(Charts and diagrams as code)

------------------------

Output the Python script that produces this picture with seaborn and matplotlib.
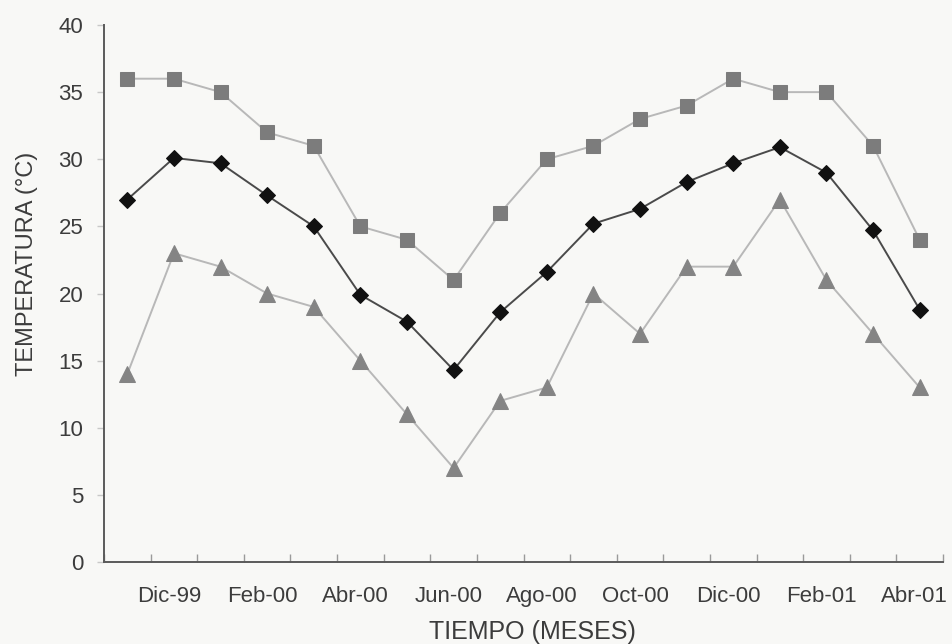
import matplotlib
matplotlib.use("Agg")
import matplotlib.pyplot as plt
import matplotlib.transforms as mtransforms
import seaborn as sns
import pandas as pd
from matplotlib.ticker import FixedLocator, NullFormatter

# Monthly temperatures, Nov-99 .. Abr-01
meses = ["Nov-99", "Dic-99", "Ene-00", "Feb-00", "Mar-00", "Abr-00", "May-00",
         "Jun-00", "Jul-00", "Ago-00", "Sep-00", "Oct-00", "Nov-00", "Dic-00",
         "Ene-01", "Feb-01", "Mar-01", "Abr-01"]
t_max = [36, 36, 35, 32, 31, 25, 24, 21, 26, 30, 31, 33, 34, 36, 35, 35, 31, 24]
t_media = [27.0, 30.1, 29.7, 27.3, 25.0, 19.9, 17.9, 14.3, 18.6, 21.6, 25.2,
           26.3, 28.3, 29.7, 30.9, 29.0, 24.7, 18.8]
t_min = [14, 23, 22, 20, 19, 15, 11, 7, 12, 13, 20, 17, 22, 22, 27, 21, 17, 13]

etiquetas = ["Dic-99", "Feb-00", "Abr-00", "Jun-00", "Ago-00", "Oct-00",
             "Dic-00", "Feb-01", "Abr-01"]

df = pd.DataFrame({"idx": range(len(meses)), "mes": meses,
                   "max": t_max, "media": t_media, "min": t_min})

sns.set_theme(style="white")
plt.rcParams["font.family"] = ["Liberation Sans", "DejaVu Sans"]
text_color = "#3c3c3c"
bg = "#f8f8f6"

fig = plt.figure(figsize=(9.52, 6.44), dpi=100, facecolor=bg)
ax = fig.add_axes([104 / 952, 1 - 562 / 644, 839 / 952, 537 / 644])
ax.set_facecolor(bg)

sns.lineplot(data=df, x="idx", y="max", ax=ax, color="#b8b8b8", lw=1.4,
             marker="s", markersize=10, markerfacecolor="#7c7c7c",
             markeredgecolor="#7c7c7c")
sns.lineplot(data=df, x="idx", y="media", ax=ax, color="#4a4a4a", lw=1.4,
             marker="D", markersize=8, markerfacecolor="#111111",
             markeredgecolor="#111111")
sns.lineplot(data=df, x="idx", y="min", ax=ax, color="#b8b8b8", lw=1.4,
             marker="^", markersize=11, markerfacecolor="#848484",
             markeredgecolor="#848484")

ax.set_xlim(-0.5, len(meses) - 0.5)
ax.set_ylim(0, 40)

# labels on every other month, tick marks on the month boundaries
label_pos = [i for i, m in enumerate(meses) if m in etiquetas]
ax.set_xticks(label_pos)
ax.set_xticklabels(etiquetas)
ax.xaxis.set_minor_locator(FixedLocator([i - 0.5 for i in range(len(meses) + 1)]))
ax.xaxis.set_minor_formatter(NullFormatter())
ax.tick_params(axis="x", which="major", length=0, pad=17, labelsize=16,
               labelcolor=text_color)
ax.tick_params(axis="x", which="minor", direction="in", length=6, width=1,
               color="#9a9a9a", bottom=True)
shift = mtransforms.ScaledTranslation(-5 / 100, 0, fig.dpi_scale_trans)
for lbl in ax.get_xticklabels():
    lbl.set_transform(lbl.get_transform() + shift)

ax.set_yticks(range(0, 41, 5))
ax.tick_params(axis="y", direction="out", length=5, width=1, color="#c8c8c8",
               pad=10, labelsize=16, labelcolor=text_color, left=True)

for side in ("top", "right"):
    ax.spines[side].set_visible(False)
for side in ("left", "bottom"):
    ax.spines[side].set_color("#5a5a5a")
    ax.spines[side].set_linewidth(1.4)

ax.set_xlabel("TIEMPO (MESES)", fontsize=18, color=text_color, va="center")
ax.set_ylabel("TEMPERATURA (°C)", fontsize=17, color=text_color, va="center")
ax.xaxis.set_label_coords(0.511, -0.131)
ax.yaxis.set_label_coords(-0.092, 0.555)

fig.savefig("out.png", dpi=100, facecolor=bg)
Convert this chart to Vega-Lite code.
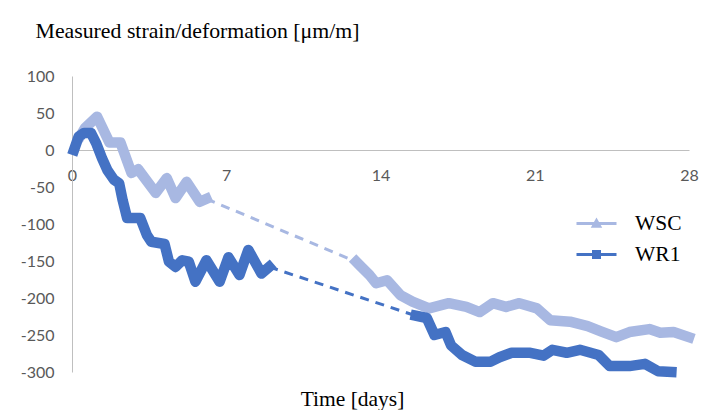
{
  "$schema": "https://vega.github.io/schema/vega-lite/v6.json",
  "autosize": "none",
  "width": 617,
  "height": 296,
  "padding": {"left": 72, "top": 76, "right": 13, "bottom": 38},
  "config": {"view": {"stroke": null}, "axis": {"grid": false, "ticks": false, "domainColor": "#BFBFBF", "labelColor": "#595959", "labelFont": "Lato", "labelFontSize": 16}},
  "data": {"values": [
    {"s": "WSC", "p": "a", "d": 0.4, "v": 20},
    {"s": "WSC", "p": "a", "d": 0.6, "v": 30},
    {"s": "WSC", "p": "a", "d": 1.14, "v": 45},
    {"s": "WSC", "p": "a", "d": 1.7, "v": 10},
    {"s": "WSC", "p": "a", "d": 2.2, "v": 10},
    {"s": "WSC", "p": "a", "d": 2.7, "v": -31},
    {"s": "WSC", "p": "a", "d": 3.0, "v": -26},
    {"s": "WSC", "p": "a", "d": 3.8, "v": -58},
    {"s": "WSC", "p": "a", "d": 4.3, "v": -38},
    {"s": "WSC", "p": "a", "d": 4.7, "v": -65},
    {"s": "WSC", "p": "a", "d": 5.2, "v": -43},
    {"s": "WSC", "p": "a", "d": 5.8, "v": -70},
    {"s": "WSC", "p": "a", "d": 6.1, "v": -66},
    {"s": "WSC", "p": "b", "d": 12.9, "v": -151},
    {"s": "WSC", "p": "b", "d": 13.1, "v": -157},
    {"s": "WSC", "p": "b", "d": 13.5, "v": -169},
    {"s": "WSC", "p": "b", "d": 13.8, "v": -180},
    {"s": "WSC", "p": "b", "d": 14.3, "v": -176},
    {"s": "WSC", "p": "b", "d": 14.9, "v": -196},
    {"s": "WSC", "p": "b", "d": 15.45, "v": -205},
    {"s": "WSC", "p": "b", "d": 16.2, "v": -214},
    {"s": "WSC", "p": "b", "d": 17.1, "v": -207},
    {"s": "WSC", "p": "b", "d": 17.9, "v": -212},
    {"s": "WSC", "p": "b", "d": 18.5, "v": -219},
    {"s": "WSC", "p": "b", "d": 19.1, "v": -207},
    {"s": "WSC", "p": "b", "d": 19.7, "v": -212},
    {"s": "WSC", "p": "b", "d": 20.3, "v": -207},
    {"s": "WSC", "p": "b", "d": 21.1, "v": -214},
    {"s": "WSC", "p": "b", "d": 21.7, "v": -230},
    {"s": "WSC", "p": "b", "d": 22.6, "v": -232},
    {"s": "WSC", "p": "b", "d": 23.4, "v": -238},
    {"s": "WSC", "p": "b", "d": 24.0, "v": -245},
    {"s": "WSC", "p": "b", "d": 24.7, "v": -253},
    {"s": "WSC", "p": "b", "d": 25.3, "v": -246},
    {"s": "WSC", "p": "b", "d": 26.2, "v": -242},
    {"s": "WSC", "p": "b", "d": 26.7, "v": -247},
    {"s": "WSC", "p": "b", "d": 27.3, "v": -246},
    {"s": "WSC", "p": "b", "d": 28.0, "v": -253},
    {"s": "WSC", "p": "gap", "d": 6.1, "v": -66},
    {"s": "WSC", "p": "gap", "d": 12.9, "v": -151},
    {"s": "WR1", "p": "a", "d": 0.09, "v": 0},
    {"s": "WR1", "p": "a", "d": 0.3, "v": 18},
    {"s": "WR1", "p": "a", "d": 0.55, "v": 23},
    {"s": "WR1", "p": "a", "d": 0.86, "v": 23},
    {"s": "WR1", "p": "a", "d": 1.1, "v": 9},
    {"s": "WR1", "p": "a", "d": 1.36, "v": -11},
    {"s": "WR1", "p": "a", "d": 1.6, "v": -27},
    {"s": "WR1", "p": "a", "d": 1.9, "v": -40},
    {"s": "WR1", "p": "a", "d": 2.14, "v": -45},
    {"s": "WR1", "p": "a", "d": 2.3, "v": -68},
    {"s": "WR1", "p": "a", "d": 2.5, "v": -92},
    {"s": "WR1", "p": "a", "d": 3.1, "v": -92},
    {"s": "WR1", "p": "a", "d": 3.4, "v": -115},
    {"s": "WR1", "p": "a", "d": 3.6, "v": -124},
    {"s": "WR1", "p": "a", "d": 4.2, "v": -127},
    {"s": "WR1", "p": "a", "d": 4.4, "v": -151},
    {"s": "WR1", "p": "a", "d": 4.7, "v": -158},
    {"s": "WR1", "p": "a", "d": 5.0, "v": -149},
    {"s": "WR1", "p": "a", "d": 5.3, "v": -151},
    {"s": "WR1", "p": "a", "d": 5.6, "v": -178},
    {"s": "WR1", "p": "a", "d": 6.1, "v": -149},
    {"s": "WR1", "p": "a", "d": 6.7, "v": -178},
    {"s": "WR1", "p": "a", "d": 7.1, "v": -145},
    {"s": "WR1", "p": "a", "d": 7.6, "v": -169},
    {"s": "WR1", "p": "a", "d": 8.0, "v": -135},
    {"s": "WR1", "p": "a", "d": 8.6, "v": -167},
    {"s": "WR1", "p": "a", "d": 8.95, "v": -158},
    {"s": "WR1", "p": "b", "d": 15.6, "v": -224},
    {"s": "WR1", "p": "b", "d": 16.1, "v": -227},
    {"s": "WR1", "p": "b", "d": 16.45, "v": -250},
    {"s": "WR1", "p": "b", "d": 16.95, "v": -246},
    {"s": "WR1", "p": "b", "d": 17.2, "v": -264},
    {"s": "WR1", "p": "b", "d": 17.7, "v": -277},
    {"s": "WR1", "p": "b", "d": 18.3, "v": -286},
    {"s": "WR1", "p": "b", "d": 19.0, "v": -286},
    {"s": "WR1", "p": "b", "d": 19.4, "v": -280},
    {"s": "WR1", "p": "b", "d": 19.95, "v": -274},
    {"s": "WR1", "p": "b", "d": 20.8, "v": -274},
    {"s": "WR1", "p": "b", "d": 21.4, "v": -278},
    {"s": "WR1", "p": "b", "d": 21.8, "v": -270},
    {"s": "WR1", "p": "b", "d": 22.45, "v": -274},
    {"s": "WR1", "p": "b", "d": 23.05, "v": -270},
    {"s": "WR1", "p": "b", "d": 23.9, "v": -277},
    {"s": "WR1", "p": "b", "d": 24.4, "v": -292},
    {"s": "WR1", "p": "b", "d": 25.3, "v": -292},
    {"s": "WR1", "p": "b", "d": 26.0, "v": -289},
    {"s": "WR1", "p": "b", "d": 26.6, "v": -299},
    {"s": "WR1", "p": "b", "d": 27.2, "v": -300},
    {"s": "WR1", "p": "gap", "d": 8.95, "v": -158},
    {"s": "WR1", "p": "gap", "d": 15.6, "v": -224}
  ]},
  "encoding": {
    "x": {"field": "d", "type": "quantitative", "scale": {"domain": [0, 28], "nice": false, "zero": false},
      "axis": {"orient": "bottom", "offset": -222, "values": [0, 7, 14, 21, 28], "labelPadding": 17, "labelFlush": false,
        "title": "Time [days]", "titleFont": "Liberation Serif", "titleFontSize": 21.5, "titleFontWeight": "normal", "titleColor": "#000000",
        "titleX": 280, "titleY": 255, "titleAlign": "center", "titleBaseline": "alphabetic"}},
    "y": {"field": "v", "type": "quantitative", "scale": {"domain": [-300, 100], "nice": false},
      "axis": {"values": [-300, -250, -200, -150, -100, -50, 0, 50, 100], "labelPadding": 18,
        "labelExpr": "(datum.value < 0 ? '-' : '') + abs(datum.value)",
        "title": "Measured strain/deformation [μm/m]", "titleFont": "Liberation Serif", "titleFontSize": 21.8, "titleFontWeight": "normal", "titleColor": "#000000",
        "titleAngle": 0, "titleX": -37, "titleY": -39, "titleAlign": "left", "titleBaseline": "alphabetic"}},
    "color": {"field": "s", "type": "nominal", "scale": {"domain": ["WSC", "WR1"], "range": ["#A8B8E2", "#4472C4"]},
      "legend": {"orient": "none", "legendX": 513, "legendY": 136, "title": null, "padding": 0,
        "symbolSize": 400, "symbolStrokeWidth": 3, "labelFont": "Liberation Serif", "labelFontSize": 21.5, "labelColor": "#000000",
        "labelOffset": 27, "rowPadding": 9,
        "encode": {"symbols": {"update": {
          "shape": {"signal": "datum.value === 'WSC' ? 'M-2,0H2M-0.32,0.28L0,-0.3L0.32,0.28Z' : 'M-2,0H2M-0.3,-0.3H0.3V0.3H-0.3Z'"},
          "fill": {"signal": "scale('color', datum.value)"}}}}}}
  },
  "layer": [
    {"transform": [{"filter": "datum.s === 'WSC' && datum.p !== 'gap'"}],
     "mark": {"type": "line", "strokeWidth": 10.5, "strokeCap": "square", "strokeJoin": "round"},
     "encoding": {"detail": {"field": "p"}}},
    {"transform": [{"filter": "datum.s === 'WR1' && datum.p !== 'gap'"}],
     "mark": {"type": "line", "strokeWidth": 10.5, "strokeCap": "square", "strokeJoin": "round"},
     "encoding": {"detail": {"field": "p"}}},
    {"transform": [{"filter": "datum.p === 'gap'"}],
     "mark": {"type": "line", "strokeWidth": 3, "strokeDash": [9, 7]},
     "encoding": {"detail": {"field": "s"}}}
  ]
}
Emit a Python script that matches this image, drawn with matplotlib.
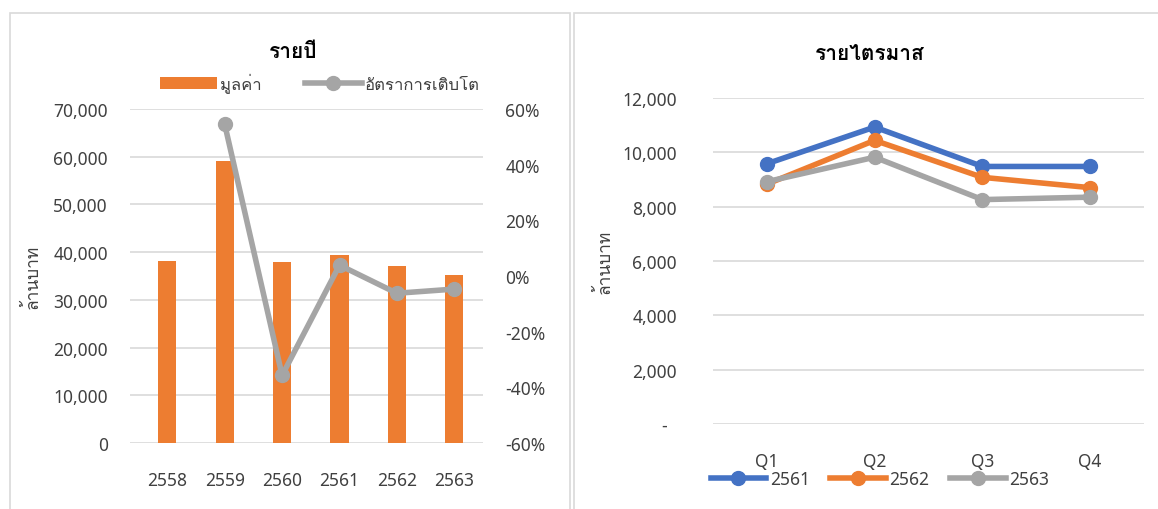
import matplotlib
matplotlib.use("Agg")
import matplotlib.pyplot as plt
from matplotlib import font_manager
from matplotlib.ft2font import FT2Font
from matplotlib.patches import Rectangle, Patch
from matplotlib.lines import Line2D
from matplotlib.ticker import FuncFormatter

# find an installed font that can draw Thai
thai_font = None
for f in font_manager.fontManager.ttflist:
    try:
        if FT2Font(f.fname).get_char_index(ord("ร")):
            thai_font = f.name
            break
    except Exception:
        pass
families = ["Noto Sans"] + ([thai_font] if thai_font else []) + ["DejaVu Sans"]
plt.rcParams["font.family"] = families

# yearly data
years = ["2558", "2559", "2560", "2561", "2562", "2563"]
values = [38200, 59100, 38000, 39500, 37000, 35300]
growth_years = ["2559", "2560", "2561", "2562", "2563"]
growth = [0.545, -0.357, 0.039, -0.062, -0.047]

# quarterly data
quarters = ["Q1", "Q2", "Q3", "Q4"]
q2561 = [9580, 10930, 9480, 9480]
q2562 = [8830, 10440, 9080, 8700]
q2563 = [8920, 9820, 8260, 8350]

ORANGE = "#ED7D31"
GRAY = "#A5A5A5"
BLUE = "#4472C4"
GRID = "#D9D9D9"
TXT = "#404040"

W, H = 1158, 510
fig = plt.figure(figsize=(W / 100, H / 100), dpi=100)

# panel borders
fig.add_artist(Rectangle((10 / W, -0.05), 560 / W, 1.05 - 14 / H, transform=fig.transFigure,
                         fill=False, edgecolor=GRID, linewidth=1.2))
fig.add_artist(Rectangle((574 / W, -0.05), 600 / W, 1.05 - 14 / H, transform=fig.transFigure,
                         fill=False, edgecolor=GRID, linewidth=1.2))

# ---- yearly chart ----
ax1 = fig.add_axes([130 / W, 66 / H, 353 / W, 334 / H])
x = list(range(len(years)))
ax1.bar(x, values, width=0.32, color=ORANGE, zorder=2)
ax1.set_ylim(0, 70000)
ax1.set_yticks(range(0, 70001, 10000))
ax1.yaxis.set_major_formatter(FuncFormatter(lambda v, p: f"{v:,.0f}"))
ax1.set_xlim(-0.65, len(years) - 0.5)
ax1.set_xticks(x, years)
ax1.grid(axis="y", color=GRID, linewidth=1.2, zorder=0)
for s in ax1.spines.values():
    s.set_visible(False)
ax1.tick_params(length=0, labelsize=12.5, colors=TXT)
ax1.tick_params(axis="y", pad=16)
ax1.tick_params(axis="x", pad=20)
ax1.set_ylabel("ล้านบาท", fontsize=12.5, color=TXT, labelpad=8)

ax2 = ax1.twinx()
gx = [years.index(y) for y in growth_years]
ax2.plot(gx, growth, color=GRAY, linewidth=4, marker="o", markersize=10, zorder=3)
ax2.set_ylim(-0.6, 0.6)
ax2.set_yticks([-0.6, -0.4, -0.2, 0, 0.2, 0.4, 0.6])
ax2.yaxis.set_major_formatter(FuncFormatter(lambda v, p: f"{v * 100:.0f}%"))
for s in ax2.spines.values():
    s.set_visible(False)
ax2.tick_params(length=0, labelsize=12.5, colors=TXT, pad=16)

fig.text(293 / W, 1 - 52 / H, "รายปี", ha="center", va="center", fontsize=15,
         fontweight="bold", color="black")
h1 = [Patch(facecolor=ORANGE),
      Line2D([], [], color=GRAY, linewidth=4, marker="o", markersize=10)]
fig.legend(h1, ["มูลค่า", "อัตราการเติบโต"], loc="center", ncol=2,
           bbox_to_anchor=(320 / W, 1 - 84 / H), frameon=False, fontsize=12,
           handlelength=3.4, columnspacing=2.6, handletextpad=0.2, labelcolor=TXT)

# ---- quarterly chart ----
ax3 = fig.add_axes([713 / W, 85 / H, 431 / W, 326 / H])
qx = list(range(len(quarters)))
for vals, c in [(q2561, BLUE), (q2562, ORANGE), (q2563, GRAY)]:
    ax3.plot(qx, vals, color=c, linewidth=4, marker="o", markersize=10, zorder=3)
ax3.set_ylim(0, 12000)
ax3.set_yticks(range(0, 12001, 2000))
ax3.yaxis.set_major_formatter(FuncFormatter(lambda v, p: "-  " if v == 0 else f"{v:,.0f}"))
ax3.set_xlim(-0.5, len(quarters) - 0.5)
ax3.set_xticks(qx, quarters)
ax3.grid(axis="y", color=GRID, linewidth=1.2, zorder=0)
for s in ax3.spines.values():
    s.set_visible(False)
ax3.tick_params(length=0, labelsize=12.5, colors=TXT)
ax3.tick_params(axis="y", pad=26)
ax3.tick_params(axis="x", pad=20)
ax3.set_ylabel("ล้านบาท", fontsize=12.5, color=TXT, labelpad=6)

fig.text(870 / W, 1 - 55 / H, "รายไตรมาส", ha="center", va="center", fontsize=15,
         fontweight="bold", color="black")
h3 = [Line2D([], [], color=c, linewidth=4, marker="o", markersize=10) for c in (BLUE, ORANGE, GRAY)]
fig.legend(h3, ["2561", "2562", "2563"], loc="center", ncol=3,
           bbox_to_anchor=(880 / W, 1 - 480 / H), frameon=False, fontsize=12.5,
           handlelength=3.2, columnspacing=1.2, handletextpad=0.2, labelcolor=TXT)

fig.savefig("out.png", dpi=100)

------------------------

■ **Aim of the task**
Leave the pictures out and repeat exactly the lines from the beginning of the records to the line bearing "from matplotlib.ticker import FixedLocator, NullFormatter", both ends counted.

■ **Response to this task**
Output the Python script that produces this picture with seaborn and matplotlib.
import matplotlib
matplotlib.use("Agg")
import matplotlib.pyplot as plt
import matplotlib.transforms as mtransforms
import seaborn as sns
import pandas as pd
from matplotlib.ticker import FixedLocator, NullFormatter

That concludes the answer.